Which leads to the story of one of the Blind Boys' more interesting attempts at dealing with DJs. It turns out that the group recorded the song "Pilot Of The Airwaves" for their 1981 'I'll Make It Alright' album with the expressed purpose of currying DJ favour.

"When I recorded that," says Foster, "we sent every main disc jockey in the United States a copy with his name in the song. Whoever the disc jockey was in a particular city, we'd put his name in the record."

So after cutting the album version of the song, Foster spent another day in the studio, painstakingly recording the names of approximately 200 disc jockeys for insertion into the demo versions of the song that was eventually sent to the DJs. And, therefore, instead of singing "Pilot of the airwaves, sweet personality, no one could take your place", Foster would sing, for example, "Mr Casey Kasem, sweet personality, no one could take your place." It worked.
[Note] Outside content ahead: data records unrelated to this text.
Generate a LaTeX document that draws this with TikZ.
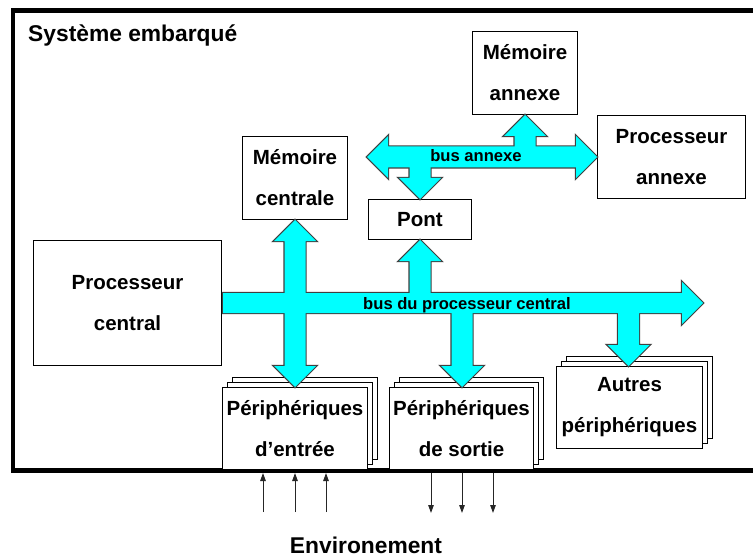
\documentclass[tikz,border=0pt]{standalone}
\usepackage{fontspec}
\setmainfont{Liberation Sans}
\usetikzlibrary{arrows.meta}
\definecolor{buscyan}{HTML}{00FFFF}
\definecolor{busline}{HTML}{404040}
\begin{document}
\begin{tikzpicture}[x=1pt,y=-1pt,
  box/.style={draw=black, line width=1.8pt, fill=white, inner sep=0pt, align=center,
    font=\fontsize{20.5}{41}\selectfont\bfseries},
  layer/.style={draw=black, line width=1.8pt, fill=white, inner sep=0pt},
  busedge/.style={fill=buscyan, draw=busline, line width=2.4pt, line join=miter},
  busfill/.style={fill=buscyan},
  envarrow/.style={-{Triangle[length=8pt,width=5.5pt]}, line width=1pt, draw=black!85},
  buslabel/.style={font=\fontsize{16.6}{20}\selectfont\bfseries, inner sep=0pt, anchor=base},
  biglabel/.style={font=\fontsize{22.8}{27}\selectfont\bfseries, inner sep=0pt}
]
\useasboundingbox (0,0) rectangle (753,559);
\fill[white] (0,0) rectangle (753,559);

% frame of the embedded system
\draw[line width=4.6pt, line join=miter] (753,10.5) -- (13,10.5) -- (13,470.5) -- (753,470.5);
\node[biglabel, anchor=base west] (title) at (28,42) {Système embarqué};

% boxes
\node[box, minimum width=105, minimum height=83] (mc) at (295,178) {Mémoire\\centrale};
\node[box, minimum width=105, minimum height=83] (ma) at (525,73) {Mémoire\\ annexe};
\node[box, minimum width=148, minimum height=83] (pa) at (671.5,157) {Processeur\\annexe};
\node[box, minimum width=103, minimum height=40] (pont) at (420,219.5) {Pont};
\node[box, minimum width=188, minimum height=125] (pc) at (127.5,303) {Processeur\\central};

% stacked peripheral boxes
\node[layer, minimum width=145, minimum height=82] (pe3) at (305,418.5) {};
\node[layer, minimum width=145, minimum height=82] (pe2) at (300,423.5) {};
\node[box, minimum width=145, minimum height=82] (pe) at (295,428.5) {Périphériques\\d’entrée};

\node[layer, minimum width=144, minimum height=82] (ps3) at (471.5,418.5) {};
\node[layer, minimum width=144, minimum height=82] (ps2) at (466.5,423.5) {};
\node[box, minimum width=144, minimum height=82] (ps) at (461.5,428.5) {Périphériques\\de sortie};

\node[layer, minimum width=146, minimum height=82] (ap3) at (639.5,397.5) {};
\node[layer, minimum width=146, minimum height=82] (ap2) at (634.5,402.5) {};
\node[box, minimum width=146, minimum height=82] (ap) at (629.5,407.5) {Autres\\périphériques};

% buses: outlines first (double width), then fill again to merge shapes
\foreach \st in {busedge, busfill}{
  % central bus
  \path[\st] (223,293) -- (682,293) -- (682,282) -- (703,303) -- (682,324) -- (682,313) -- (223,313) -- cycle;
  \path[\st] (295,220) -- (316,241) -- (305.5,241) -- (305.5,366) -- (316,366) -- (295,387)
     -- (274,366) -- (284.5,366) -- (284.5,241) -- (274,241) -- cycle;
  \path[\st] (420,240) -- (441,261) -- (430.5,261) -- (430.5,303) -- (409.5,303) -- (409.5,261) -- (399,261) -- cycle;
  \path[\st] (451.5,303) -- (472.5,303) -- (472.5,366) -- (483,366) -- (462,387) -- (441,366) -- (451.5,366) -- cycle;
  \path[\st] (618,303) -- (639,303) -- (639,345) -- (649.5,345) -- (628.5,366) -- (607.5,345) -- (618,345) -- cycle;
  % annex bus
  \path[\st] (367,157) -- (388,136) -- (388,146.5) -- (576,146.5) -- (576,136) -- (597,157)
     -- (576,178) -- (576,167.5) -- (388,167.5) -- (388,178) -- cycle;
  \path[\st] (525,115) -- (546,136) -- (535.5,136) -- (535.5,157) -- (514.5,157) -- (514.5,136) -- (504,136) -- cycle;
  \path[\st] (409.5,157) -- (430.5,157) -- (430.5,178) -- (441,178) -- (420,199) -- (399,178) -- (409.5,178) -- cycle;
}
\node[buslabel] (lba) at (476,162) {bus annexe};
\node[buslabel] (lbc) at (467,309) {bus du processeur central};

% environment
\node[biglabel, anchor=base] (env) at (366,553) {Environement};
\coordinate (i1s) at (263,512); \coordinate (i1e) at (263,473);
\coordinate (i2s) at (295,512); \coordinate (i2e) at (295,473);
\coordinate (i3s) at (326,512); \coordinate (i3e) at (326,473);
\coordinate (o1s) at (431,473); \coordinate (o1e) at (431,513);
\coordinate (o2s) at (462,473); \coordinate (o2e) at (462,513);
\coordinate (o3s) at (493,473); \coordinate (o3e) at (493,513);
\foreach \a in {i1,i2,i3,o1,o2,o3}{
  \draw[envarrow] (\a s) -- (\a e);
}
\end{tikzpicture}
\end{document}
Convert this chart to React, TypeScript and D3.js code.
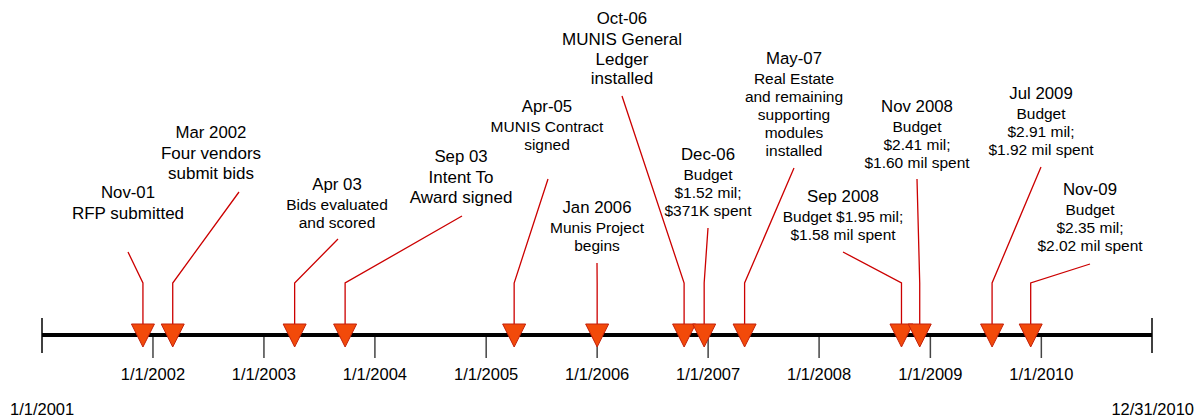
import React from 'react';
import * as d3 from 'd3';

// event data
const eventDates = [
  new Date(2001, 10, 29),
  new Date(2002, 2, 7),
  new Date(2003, 3, 12),
  new Date(2003, 8, 25),
  new Date(2005, 3, 3),
  new Date(2006, 0, 1),
  new Date(2006, 9, 14),
  new Date(2006, 11, 19),
  new Date(2007, 4, 1),
  new Date(2008, 8, 28),
  new Date(2008, 10, 27),
  new Date(2009, 6, 23),
  new Date(2009, 10, 27),
];

const eventTitles = [
  'Nov-01', 'Mar 2002', 'Apr 03', 'Sep 03', 'Apr-05', 'Jan 2006', 'Oct-06',
  'Dec-06', 'May-07', 'Sep 2008', 'Nov 2008', 'Jul 2009', 'Nov-09',
];

const eventBodies = [
  ['RFP submitted'],
  ['Four vendors', 'submit bids'],
  ['Bids evaluated', 'and scored'],
  ['Intent To', 'Award signed'],
  ['MUNIS Contract', 'signed'],
  ['Munis Project', 'begins'],
  ['MUNIS General', 'Ledger', 'installed'],
  ['Budget', '$1.52 mil;', '$371K spent'],
  ['Real Estate', 'and remaining', 'supporting', 'modules', 'installed'],
  ['Budget $1.95 mil;', '$1.58 mil spent'],
  ['Budget', '$2.41 mil;', '$1.60 mil spent'],
  ['Budget', '$2.91 mil;', '$1.92 mil spent'],
  ['Budget', '$2.35 mil;', '$2.02 mil spent'],
];

const tickDates = d3.range(2002, 2011).map(y => new Date(y, 0, 1));
const tickLabels = tickDates.map(d => d3.timeFormat('%-m/%-d/%Y')(d));
const startLabel = '1/1/2001';
const endLabel = '12/31/2010';

// where each callout sits: label centre, title baseline, body font size,
// and the point the leader line runs to
const layout = [
  { cx: 128, ty: 198, fs: 17, ex: 128, ey: 252 },
  { cx: 211, ty: 138, fs: 17, ex: 239, ey: 192 },
  { cx: 337, ty: 190, fs: 15.5, ex: 338, ey: 239 },
  { cx: 461, ty: 162, fs: 17, ex: 462, ey: 216 },
  { cx: 547, ty: 112, fs: 15.5, ex: 548, ey: 179 },
  { cx: 597, ty: 213, fs: 15.5, ex: 597, ey: 263 },
  { cx: 622, ty: 24, fs: 17, ex: 622, ey: 96 },
  { cx: 708, ty: 160, fs: 15.5, ex: 708, ey: 228 },
  { cx: 794, ty: 64, fs: 15.5, ex: 794, ey: 168 },
  { cx: 843, ty: 202, fs: 15.5, ex: 843, ey: 252 },
  { cx: 917, ty: 112, fs: 15.5, ex: 917, ey: 179 },
  { cx: 1041, ty: 99, fs: 15.5, ex: 1041, ey: 167 },
  { cx: 1090, ty: 195, fs: 15.5, ex: 1090, ey: 264 },
];

const W = 1198;
const H = 420;
const axisY = 335;
const bendY = 283;
const triTop = 324;
const triH = 23;
const triW = 23;
const font = '"Liberation Sans", Arial, sans-serif';

const App = () => {
  const x = d3
    .scaleTime()
    .domain([new Date(2001, 0, 1), new Date(2010, 11, 31)])
    .range([42, 1152]);

  const [x0, x1] = x.range();

  const leader = d3.line();

  return (
    <svg
      width={W}
      height={H}
      style={{ position: 'absolute', left: 0, top: 0, background: '#fff' }}
      fontFamily={font}
    >
      {/* main axis */}
      {tickDates.map((d, i) => (
        <g key={i}>
          <line x1={x(d)} x2={x(d)} y1={axisY} y2={358} stroke="#444" strokeWidth={1.5} />
          <text x={x(d)} y={380} textAnchor="middle" fontSize={16.5} fill="#000">
            {tickLabels[i]}
          </text>
        </g>
      ))}
      <line x1={x0} x2={x1} y1={axisY} y2={axisY} stroke="#000" strokeWidth={4} />
      <line x1={x0} x2={x0} y1={318} y2={353} stroke="#000" strokeWidth={1.5} />
      <line x1={x1} x2={x1} y1={318} y2={353} stroke="#000" strokeWidth={1.5} />
      <text x={10} y={415} fontSize={16.5} fill="#000">{startLabel}</text>
      <text x={1194} y={415} fontSize={16.5} textAnchor="end" fill="#000">{endLabel}</text>

      {/* leader lines */}
      {eventDates.map((d, i) => {
        const p = layout[i];
        const ex = x(d);
        return (
          <path
            key={'l' + i}
            d={leader([[ex, triTop + 2], [ex, bendY], [p.ex, p.ey]]) ?? ''}
            fill="none"
            stroke="#cc0000"
            strokeWidth={1.3}
          />
        );
      })}

      {/* markers */}
      {eventDates.map((d, i) => {
        const ex = x(d);
        return (
          <path
            key={'t' + i}
            d={`M${ex - triW / 2},${triTop}L${ex + triW / 2},${triTop}L${ex},${triTop + triH}Z`}
            fill="#f24a0a"
            stroke="#c4210a"
            strokeWidth={1}
          />
        );
      })}

      {/* callout text */}
      {eventTitles.map((t, i) => {
        const p = layout[i];
        const big = p.fs > 16;
        const gap = big ? 21 : 20;
        const step = big ? 19.5 : 18;
        return (
          <g key={'c' + i} textAnchor="middle" fill="#000">
            <text x={p.cx} y={p.ty} fontSize={16.8}>{t}</text>
            {eventBodies[i].map((b, j) => (
              <text key={j} x={p.cx} y={p.ty + gap + j * step} fontSize={p.fs}>
                {b}
              </text>
            ))}
          </g>
        );
      })}
    </svg>
  );
};

export default App;
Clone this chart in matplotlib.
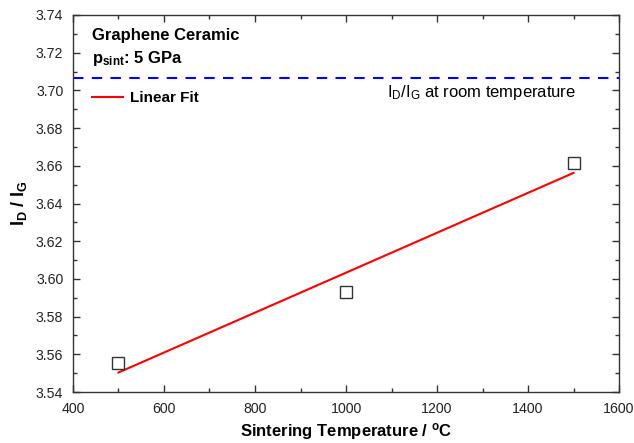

"That song would've did us no good no way by itself," says Foster, "but it helped that disc jockey play us in that area."

Which, in turn, helped draw attention to the LP's title track. "Til Make It Alright'," Foster recalls, "was a really big one for us. It still is."

Perhaps the most interesting song on the album, however, is the one that opens side two, "I'm Going On With Jesus". As the guitar, cymbals and piano crash into the sustained opening chord, Foster launches into a spirited sermonette where he recounts the time a semi-famous R&B musician offered him lots of money to record soul music. The sermonette climaxes with Foster's passionate refusal.

The really interesting part about the sermonette is the story behind it. "That actually happened," says Foster. "The man's name was Curtis Womack (the soul singer Bobby Womack's brother). He had 10 tracks already cut, OK? And he wanted me to sing the rock and roll on the tracks." But contrary to the account in Foster's sermonette, his answer to Womack was neither as lyrical nor as cut-and-dry. "We talked," Foster admits, laughing. "I didn't actually say on the record what really happened. We was in a price war. And I said, the money what you're talking about ain't nothin' 'cause I can make that with the Blind Boys.' I wouldn't do it."